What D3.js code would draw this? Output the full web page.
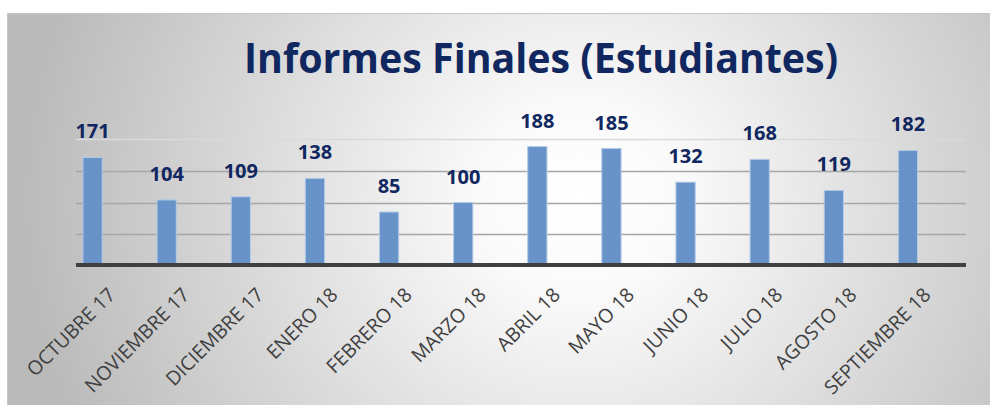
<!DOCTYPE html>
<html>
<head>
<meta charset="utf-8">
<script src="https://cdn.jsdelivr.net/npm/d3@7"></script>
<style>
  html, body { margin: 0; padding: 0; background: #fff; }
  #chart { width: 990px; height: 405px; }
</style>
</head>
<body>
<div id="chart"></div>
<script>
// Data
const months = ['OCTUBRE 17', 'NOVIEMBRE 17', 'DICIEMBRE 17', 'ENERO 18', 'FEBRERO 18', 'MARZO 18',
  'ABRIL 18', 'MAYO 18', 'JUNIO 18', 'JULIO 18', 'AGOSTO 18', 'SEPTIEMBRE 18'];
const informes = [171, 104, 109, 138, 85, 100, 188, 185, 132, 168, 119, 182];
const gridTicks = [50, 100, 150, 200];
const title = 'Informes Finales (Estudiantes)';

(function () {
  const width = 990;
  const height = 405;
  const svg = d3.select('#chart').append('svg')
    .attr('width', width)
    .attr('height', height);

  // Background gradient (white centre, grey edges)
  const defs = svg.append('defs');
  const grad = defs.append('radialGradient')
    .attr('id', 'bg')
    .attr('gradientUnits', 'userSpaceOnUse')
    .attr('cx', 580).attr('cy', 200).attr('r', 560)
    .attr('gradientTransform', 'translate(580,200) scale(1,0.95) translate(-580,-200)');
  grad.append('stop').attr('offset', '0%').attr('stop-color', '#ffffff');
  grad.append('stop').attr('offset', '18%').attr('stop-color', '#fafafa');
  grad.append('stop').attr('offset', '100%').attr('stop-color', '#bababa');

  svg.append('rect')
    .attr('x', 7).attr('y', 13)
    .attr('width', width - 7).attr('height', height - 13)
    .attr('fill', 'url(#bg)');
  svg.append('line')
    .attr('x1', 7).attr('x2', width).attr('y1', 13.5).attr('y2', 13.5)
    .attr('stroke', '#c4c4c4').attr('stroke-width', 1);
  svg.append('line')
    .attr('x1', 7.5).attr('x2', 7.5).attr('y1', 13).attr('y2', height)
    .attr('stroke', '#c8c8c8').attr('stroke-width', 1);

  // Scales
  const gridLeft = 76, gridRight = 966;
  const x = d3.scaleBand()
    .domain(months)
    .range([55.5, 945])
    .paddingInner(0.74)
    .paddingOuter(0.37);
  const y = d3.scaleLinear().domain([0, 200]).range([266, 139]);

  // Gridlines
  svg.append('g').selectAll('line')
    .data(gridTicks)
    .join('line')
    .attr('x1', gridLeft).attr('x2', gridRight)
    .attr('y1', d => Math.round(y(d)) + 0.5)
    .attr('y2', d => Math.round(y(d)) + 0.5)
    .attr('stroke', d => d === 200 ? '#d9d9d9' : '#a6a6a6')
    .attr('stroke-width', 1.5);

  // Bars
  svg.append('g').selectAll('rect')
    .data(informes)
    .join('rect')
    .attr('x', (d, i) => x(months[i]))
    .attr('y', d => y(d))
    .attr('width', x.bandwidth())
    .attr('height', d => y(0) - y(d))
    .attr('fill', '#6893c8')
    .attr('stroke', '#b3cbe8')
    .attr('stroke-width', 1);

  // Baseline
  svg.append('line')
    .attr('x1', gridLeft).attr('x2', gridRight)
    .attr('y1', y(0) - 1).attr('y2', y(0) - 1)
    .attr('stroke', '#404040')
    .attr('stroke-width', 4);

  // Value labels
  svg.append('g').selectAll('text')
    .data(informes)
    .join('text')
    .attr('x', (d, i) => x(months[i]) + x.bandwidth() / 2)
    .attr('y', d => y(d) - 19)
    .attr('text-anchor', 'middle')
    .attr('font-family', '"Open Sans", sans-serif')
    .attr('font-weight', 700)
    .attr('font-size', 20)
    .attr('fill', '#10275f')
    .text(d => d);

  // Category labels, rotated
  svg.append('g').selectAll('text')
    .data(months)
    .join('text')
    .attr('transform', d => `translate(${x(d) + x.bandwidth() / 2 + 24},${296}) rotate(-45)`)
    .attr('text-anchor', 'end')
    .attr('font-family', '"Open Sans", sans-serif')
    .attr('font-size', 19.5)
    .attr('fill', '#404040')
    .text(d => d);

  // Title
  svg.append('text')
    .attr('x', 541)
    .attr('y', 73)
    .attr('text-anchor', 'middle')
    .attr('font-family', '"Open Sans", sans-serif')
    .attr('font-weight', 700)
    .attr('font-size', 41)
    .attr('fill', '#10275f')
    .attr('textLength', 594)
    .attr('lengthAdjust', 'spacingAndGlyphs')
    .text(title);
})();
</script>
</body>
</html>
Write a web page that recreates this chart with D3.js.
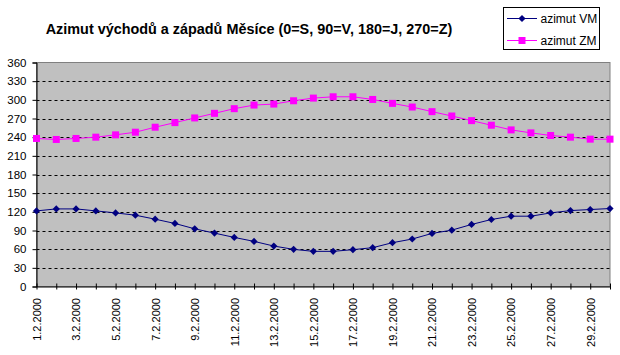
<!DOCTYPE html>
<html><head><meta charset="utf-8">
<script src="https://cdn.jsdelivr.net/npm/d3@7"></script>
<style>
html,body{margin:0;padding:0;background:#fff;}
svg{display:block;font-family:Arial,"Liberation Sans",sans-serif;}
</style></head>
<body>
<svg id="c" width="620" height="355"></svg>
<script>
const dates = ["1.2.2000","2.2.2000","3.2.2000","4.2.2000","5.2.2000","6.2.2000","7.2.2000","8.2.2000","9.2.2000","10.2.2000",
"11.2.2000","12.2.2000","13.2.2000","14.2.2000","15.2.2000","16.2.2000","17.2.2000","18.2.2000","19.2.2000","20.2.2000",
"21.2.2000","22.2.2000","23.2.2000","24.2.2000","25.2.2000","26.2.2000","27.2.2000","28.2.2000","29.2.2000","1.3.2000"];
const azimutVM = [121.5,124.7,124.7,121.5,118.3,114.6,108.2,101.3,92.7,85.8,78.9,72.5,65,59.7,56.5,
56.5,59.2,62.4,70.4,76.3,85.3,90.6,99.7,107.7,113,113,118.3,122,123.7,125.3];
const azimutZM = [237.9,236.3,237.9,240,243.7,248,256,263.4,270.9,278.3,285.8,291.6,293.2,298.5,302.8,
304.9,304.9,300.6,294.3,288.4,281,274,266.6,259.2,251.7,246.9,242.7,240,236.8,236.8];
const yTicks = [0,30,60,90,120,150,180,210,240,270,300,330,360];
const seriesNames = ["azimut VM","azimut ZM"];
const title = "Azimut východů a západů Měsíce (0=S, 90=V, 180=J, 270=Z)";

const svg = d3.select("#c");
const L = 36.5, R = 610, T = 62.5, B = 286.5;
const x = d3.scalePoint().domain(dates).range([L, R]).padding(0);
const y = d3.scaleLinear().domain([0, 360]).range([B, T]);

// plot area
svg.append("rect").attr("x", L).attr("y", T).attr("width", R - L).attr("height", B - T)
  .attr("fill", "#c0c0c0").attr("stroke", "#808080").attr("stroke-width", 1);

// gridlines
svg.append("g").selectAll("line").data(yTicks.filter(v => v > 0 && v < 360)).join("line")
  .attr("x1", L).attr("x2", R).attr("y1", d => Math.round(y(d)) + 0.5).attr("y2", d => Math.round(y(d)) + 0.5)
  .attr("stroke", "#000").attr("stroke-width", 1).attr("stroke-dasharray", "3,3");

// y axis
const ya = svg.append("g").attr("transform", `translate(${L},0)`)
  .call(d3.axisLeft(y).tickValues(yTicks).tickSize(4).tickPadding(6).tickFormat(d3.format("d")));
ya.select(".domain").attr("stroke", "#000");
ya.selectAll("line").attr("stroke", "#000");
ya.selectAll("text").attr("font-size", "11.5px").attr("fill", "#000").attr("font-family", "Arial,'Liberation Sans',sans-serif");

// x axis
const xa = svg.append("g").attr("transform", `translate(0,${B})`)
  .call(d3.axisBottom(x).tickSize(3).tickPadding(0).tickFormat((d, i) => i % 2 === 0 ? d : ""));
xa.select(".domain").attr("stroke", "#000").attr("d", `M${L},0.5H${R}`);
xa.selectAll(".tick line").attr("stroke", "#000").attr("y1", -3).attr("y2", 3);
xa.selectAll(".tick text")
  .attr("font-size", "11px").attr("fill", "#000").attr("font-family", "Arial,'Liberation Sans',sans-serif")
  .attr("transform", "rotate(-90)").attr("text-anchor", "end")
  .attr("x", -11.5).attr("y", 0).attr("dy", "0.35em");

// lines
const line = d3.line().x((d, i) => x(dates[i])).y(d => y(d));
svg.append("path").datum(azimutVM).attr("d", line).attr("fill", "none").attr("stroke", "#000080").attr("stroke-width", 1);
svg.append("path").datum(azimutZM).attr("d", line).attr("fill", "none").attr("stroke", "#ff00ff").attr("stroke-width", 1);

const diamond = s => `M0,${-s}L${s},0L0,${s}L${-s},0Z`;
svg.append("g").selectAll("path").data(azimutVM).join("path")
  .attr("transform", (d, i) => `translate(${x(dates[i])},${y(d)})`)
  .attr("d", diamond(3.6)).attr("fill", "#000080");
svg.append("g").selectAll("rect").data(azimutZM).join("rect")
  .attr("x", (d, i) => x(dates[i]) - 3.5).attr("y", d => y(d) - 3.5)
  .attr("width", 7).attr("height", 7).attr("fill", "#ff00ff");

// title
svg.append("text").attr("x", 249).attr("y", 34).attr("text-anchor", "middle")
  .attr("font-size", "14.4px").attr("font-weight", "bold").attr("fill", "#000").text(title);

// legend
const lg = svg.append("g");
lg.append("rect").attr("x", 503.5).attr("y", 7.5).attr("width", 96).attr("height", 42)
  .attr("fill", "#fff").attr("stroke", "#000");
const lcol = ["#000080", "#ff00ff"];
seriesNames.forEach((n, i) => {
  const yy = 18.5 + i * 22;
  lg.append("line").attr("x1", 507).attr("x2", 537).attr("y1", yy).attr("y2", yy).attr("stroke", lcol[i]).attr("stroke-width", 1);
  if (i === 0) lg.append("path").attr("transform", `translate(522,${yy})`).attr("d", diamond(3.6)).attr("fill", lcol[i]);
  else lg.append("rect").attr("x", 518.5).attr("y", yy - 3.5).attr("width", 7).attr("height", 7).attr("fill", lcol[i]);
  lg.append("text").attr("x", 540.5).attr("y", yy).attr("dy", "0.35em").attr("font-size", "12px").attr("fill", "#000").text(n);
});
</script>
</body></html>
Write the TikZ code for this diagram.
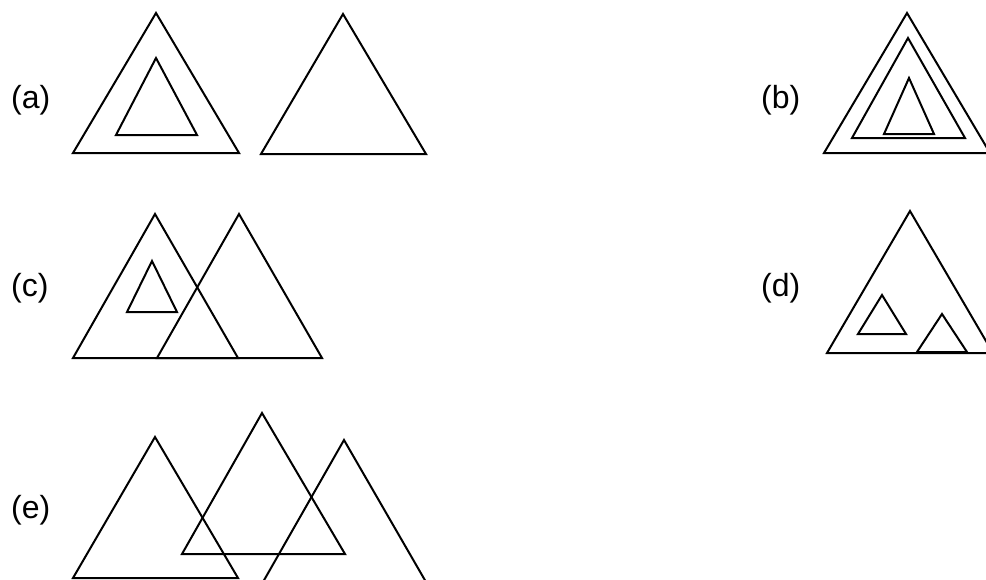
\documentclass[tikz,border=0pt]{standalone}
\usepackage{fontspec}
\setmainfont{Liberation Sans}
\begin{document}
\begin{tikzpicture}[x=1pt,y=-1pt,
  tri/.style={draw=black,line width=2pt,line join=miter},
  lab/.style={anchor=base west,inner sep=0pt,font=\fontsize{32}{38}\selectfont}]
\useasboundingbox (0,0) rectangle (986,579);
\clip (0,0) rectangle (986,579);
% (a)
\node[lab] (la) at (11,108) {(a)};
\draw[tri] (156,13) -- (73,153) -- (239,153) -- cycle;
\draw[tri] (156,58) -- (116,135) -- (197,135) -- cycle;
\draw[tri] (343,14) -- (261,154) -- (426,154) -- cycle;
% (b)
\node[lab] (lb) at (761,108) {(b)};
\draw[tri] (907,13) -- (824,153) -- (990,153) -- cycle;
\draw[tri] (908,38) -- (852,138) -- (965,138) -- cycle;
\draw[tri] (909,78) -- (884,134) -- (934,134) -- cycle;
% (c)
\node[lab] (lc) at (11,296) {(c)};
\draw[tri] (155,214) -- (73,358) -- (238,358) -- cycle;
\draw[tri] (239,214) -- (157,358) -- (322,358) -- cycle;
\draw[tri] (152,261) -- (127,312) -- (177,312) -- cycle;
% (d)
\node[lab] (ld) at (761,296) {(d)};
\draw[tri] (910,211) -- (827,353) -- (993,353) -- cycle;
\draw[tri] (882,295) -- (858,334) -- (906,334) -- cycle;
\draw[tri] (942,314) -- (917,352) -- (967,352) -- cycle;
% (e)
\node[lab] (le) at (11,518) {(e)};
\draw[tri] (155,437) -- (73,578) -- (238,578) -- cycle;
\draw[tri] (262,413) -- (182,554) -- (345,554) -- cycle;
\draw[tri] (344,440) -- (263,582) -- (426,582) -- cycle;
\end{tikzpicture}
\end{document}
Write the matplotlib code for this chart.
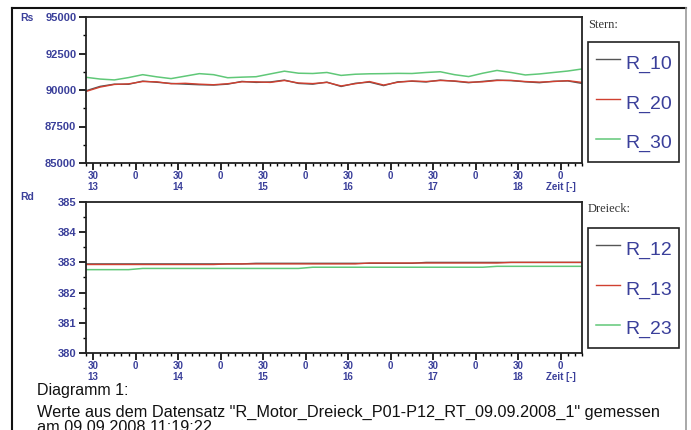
=-=-=-=-=
Given request:
Give only the number of lines in the material above that hold the word "code".

Solution for this problem:
3